Description of the task: The lines to extract run from the first line of the material below to the line containing "from matplotlib.ticker import", both included; leave the pictures behind.

◆ ◆ ◆ ◆ ◆

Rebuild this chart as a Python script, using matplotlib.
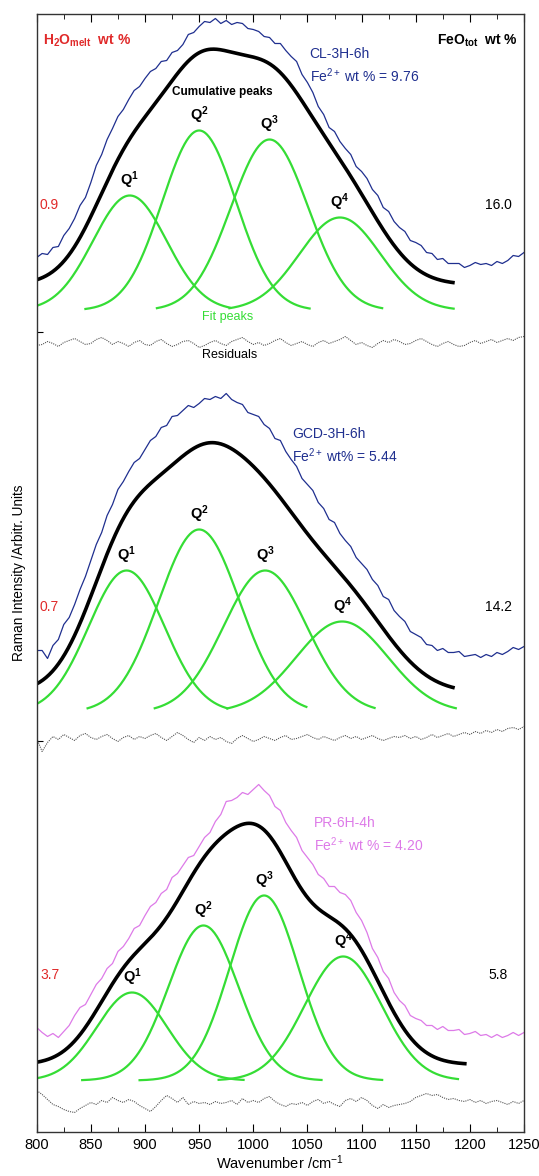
import numpy as np
import matplotlib
matplotlib.use("Agg")
import matplotlib.pyplot as plt
from matplotlib.ticker import MultipleLocator, NullFormatter

plt.rcParams["font.family"] = ["Liberation Sans", "DejaVu Sans"]
plt.rcParams["mathtext.fontset"] = "custom"
plt.rcParams["mathtext.rm"] = "Liberation Sans"
plt.rcParams["mathtext.it"] = "Liberation Sans:italic"
plt.rcParams["mathtext.bf"] = "Liberation Sans:bold"

# grid of measured spectra / residuals (cm-1)
wn = np.arange(800, 1251, 5)

samples = ["CL-3H-6h", "GCD-3H-6h", "PR-6H-4h"]
fe2_text = [r"Fe$^{2+}$ wt % = 9.76", r"Fe$^{2+}$ wt% = 5.44", r"Fe$^{2+}$ wt % = 4.20"]
h2o_melt = ["0.9", "0.7", "3.7"]
feo_tot = ["16.0", "14.2", "5.8"]
spec_colors = ["#1f2f8f", "#1f2f8f", "#dd7ae8"]

# measured spectra (height above fit baseline, arbitr. units)
spec_1 = [53, 57, 56, 63, 64, 75, 82, 92, 105, 113,
          128, 145, 156, 171, 182, 194, 201, 211, 220, 224,
          232, 239, 242, 249, 250, 258, 260, 266, 276, 278,
          284, 289, 288, 292, 287, 290, 286, 288, 287, 282,
          281, 279, 274, 273, 267, 267, 260, 254, 249, 236,
          228, 218, 204, 196, 183, 179, 169, 162, 156, 144,
          139, 132, 121, 115, 103, 99, 89, 83, 79, 70,
          68, 65, 58, 57, 51, 52, 47, 47, 47, 43,
          45, 48, 46, 47, 45, 49, 47, 50, 55, 54, 58]
spec_2 = [62, 62, 54, 67, 73, 88, 95, 108, 123, 136,
          152, 168, 180, 197, 208, 223, 231, 241, 250, 254,
          263, 272, 276, 285, 287, 296, 297, 302, 307, 305,
          309, 314, 313, 316, 314, 319, 313, 310, 308, 300,
          298, 296, 288, 284, 274, 272, 261, 253, 246, 234,
          228, 222, 210, 204, 193, 190, 179, 172, 166, 155,
          149, 143, 133, 127, 116, 113, 102, 96, 91, 81,
          78, 75, 68, 67, 62, 64, 60, 60, 61, 56,
          57, 58, 55, 58, 56, 60, 58, 61, 65, 63, 66]
spec_3 = [53, 48, 44, 47, 43, 49, 55, 65, 73, 76,
          86, 96, 102, 112, 117, 129, 134, 142, 152, 155,
          165, 174, 178, 187, 191, 203, 207, 215, 223, 225,
          234, 243, 248, 259, 266, 279, 280, 283, 288, 286,
          291, 296, 290, 285, 274, 270, 258, 250, 243, 230,
          223, 216, 206, 202, 194, 194, 188, 186, 180, 168,
          160, 148, 132, 123, 109, 102, 88, 80, 75, 65,
          62, 60, 55, 55, 51, 54, 50, 50, 51, 46,
          47, 49, 45, 46, 43, 46, 43, 45, 48, 45, 48]

# residuals of the fits
resid_1 = [-35, -34, -31, -33, -36, -32, -30, -28, -31, -34,
           -33, -29, -27, -30, -34, -31, -33, -36, -32, -30,
           -34, -35, -31, -29, -33, -36, -34, -31, -30, -33,
           -37, -35, -32, -30, -33, -35, -31, -29, -27, -31,
           -34, -32, -35, -33, -30, -28, -32, -35, -33, -31,
           -34, -36, -32, -30, -33, -31, -29, -26, -30, -34,
           -32, -35, -37, -33, -30, -32, -29, -31, -34, -33,
           -30, -28, -31, -34, -36, -33, -31, -34, -36, -35,
           -32, -30, -33, -31, -29, -32, -30, -28, -30, -27, -26]
resid_2 = [-26, -39, -30, -24, -27, -22, -25, -28, -23, -21,
           -25, -27, -24, -22, -26, -29, -25, -23, -27, -24,
           -26, -23, -21, -25, -28, -24, -20, -23, -27, -30,
           -25, -28, -24, -27, -25, -29, -31, -26, -23, -26,
           -29, -27, -24, -26, -28, -25, -23, -27, -26, -24,
           -22, -25, -27, -24, -26, -28, -25, -23, -26, -24,
           -27, -25, -23, -26, -28, -26, -24, -25, -23, -26,
           -24, -27, -25, -22, -25, -23, -21, -24, -22, -20,
           -22, -19, -21, -18, -20, -17, -19, -16, -15, -17, -14]
resid_3 = [-10, -14, -19, -24, -26, -29, -31, -32, -28, -25,
           -22, -24, -20, -22, -17, -20, -22, -19, -21, -25,
           -28, -31, -26, -20, -15, -18, -22, -17, -24, -21,
           -23, -22, -24, -21, -23, -22, -20, -24, -18, -22,
           -20, -22, -18, -16, -21, -24, -26, -23, -24, -22,
           -25, -21, -19, -23, -21, -24, -26, -20, -18, -21,
           -17, -20, -25, -28, -24, -27, -25, -24, -23, -21,
           -17, -15, -13, -15, -14, -17, -19, -18, -20, -21,
           -19, -22, -20, -23, -21, -20, -22, -24, -21, -23, -20]

# Gaussian fit of the Q species: centre, height, sigma, drawn range
q_center = [[886, 950, 1015, 1080], [883, 950, 1011, 1082], [888, 954, 1010, 1083]]
q_height = [[115, 180, 171, 93], [142, 183, 142, 91], [88, 155, 185, 124]]
q_sigma = [[34, 34, 35.5, 37.5], [35, 37.5, 38.5, 42.5], [32.5, 32.3, 32, 35.5]]
q_start = [[800, 845, 911, 978], [800, 847, 909, 976], [800, 842, 895, 968]]
q_end = [[978, 1052, 1119, 1185], [976, 1049, 1112, 1187], [991, 1063, 1119, 1189]]
cum_background = [26, 20, 16]
cum_end = [1186, 1186, 1197]

spectra = [spec_1, spec_2, spec_3]
residuals = [resid_1, resid_2, resid_3]
offsets = [822, 420, 52]

green = "#35dd35"
red = "#e02a2a"

fig = plt.figure(figsize=(5.39, 11.76), dpi=100)
ax = fig.add_axes([0.0681, 0.037, 0.9041, 0.9511])


def gauss(x, c, h, s):
    return h * np.exp(-(x - c) ** 2 / (2 * s ** 2))


for i in range(3):
    off = offsets[i]
    ax.plot(wn, off + np.array(spectra[i]), color=spec_colors[i], lw=0.9)
    ax.plot(wn, off + np.array(residuals[i]), color="#555555", lw=0.8,
            ls=(0, (1, 1)))

    xc = np.linspace(800, cum_end[i], 400)
    total = np.full_like(xc, cum_background[i], dtype=float)
    for c, h, s in zip(q_center[i], q_height[i], q_sigma[i]):
        total += gauss(xc, c, h, s)
    ax.plot(xc, off + total, color="black", lw=2.6, solid_capstyle="butt")

    for k in range(4):
        c, h, s = q_center[i][k], q_height[i][k], q_sigma[i][k]
        xg = np.linspace(q_start[i][k], q_end[i][k], 200)
        ax.plot(xg, off + gauss(xg, c, h, s), color=green, lw=1.6)
        ax.annotate(r"$\mathbf{Q^{%d}}$" % (k + 1), xy=(c, off + h),
                    xytext=(0, 3), textcoords="offset points",
                    ha="center", va="bottom", fontsize=10.5)

    ax.text(803, off + 105, h2o_melt[i], color=red, fontsize=10,
            ha="left", va="center")
    ax.text(1226, off + 105, feo_tot[i], color="black", fontsize=10,
            ha="center", va="center")

# sample names
name_pos = [(1052, 1078), (1036, 698), (1056, 309)]
for i in range(3):
    x0, y0 = name_pos[i]
    ax.text(x0, y0, samples[i], color=spec_colors[i], fontsize=10,
            ha="left", va="center")
    ax.text(x0, y0 - 21, fe2_text[i], color=spec_colors[i], fontsize=10,
            ha="left", va="center")

ax.text(806, 1092, r"$\mathbf{H_2O_{melt}}$  wt %", color=red, fontsize=10,
        fontweight="bold", ha="left", va="center")
ax.text(1244, 1092, r"$\mathbf{FeO_{tot}}$  wt %", color="black", fontsize=10,
        fontweight="bold", ha="right", va="center")
ax.text(925, 1040, "Cumulative peaks", fontsize=8.5, fontweight="bold",
        ha="left", va="center")
ax.text(976, 815, "Fit peaks", color=green, fontsize=9, ha="center",
        va="center")
ax.text(978, 777, "Residuals", color="black", fontsize=9, ha="center",
        va="center")

ax.set_xlim(800, 1250)
ax.set_ylim(0, 1118.5)
ax.xaxis.set_major_locator(MultipleLocator(50))
ax.xaxis.set_minor_locator(MultipleLocator(25))
ax.set_yticks([391, 800])
ax.yaxis.set_major_formatter(NullFormatter())
ax.tick_params(axis="x", which="both", direction="in", top=True,
               labelsize=10.5, pad=4)
ax.tick_params(axis="x", which="major", length=6)
ax.tick_params(axis="x", which="minor", length=3.5)
ax.tick_params(axis="y", direction="in", length=4)
for sp in ax.spines.values():
    sp.set_linewidth(1.0)
    sp.set_color("#333333")

ax.set_xlabel(r"Wavenumber /cm$^{-1}$", fontsize=10.5, labelpad=1)
ax.set_ylabel("Raman Intensity /Arbitr. Units", fontsize=9.8, labelpad=4)

fig.savefig("out.png", dpi=100)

◆ ◆ ◆ ◆ ◆

Result of this exercise:
Rebuild this chart as a Python script, using matplotlib.
import numpy as np
import matplotlib
matplotlib.use("Agg")
import matplotlib.pyplot as plt
from matplotlib.ticker import MultipleLocator, NullFormatter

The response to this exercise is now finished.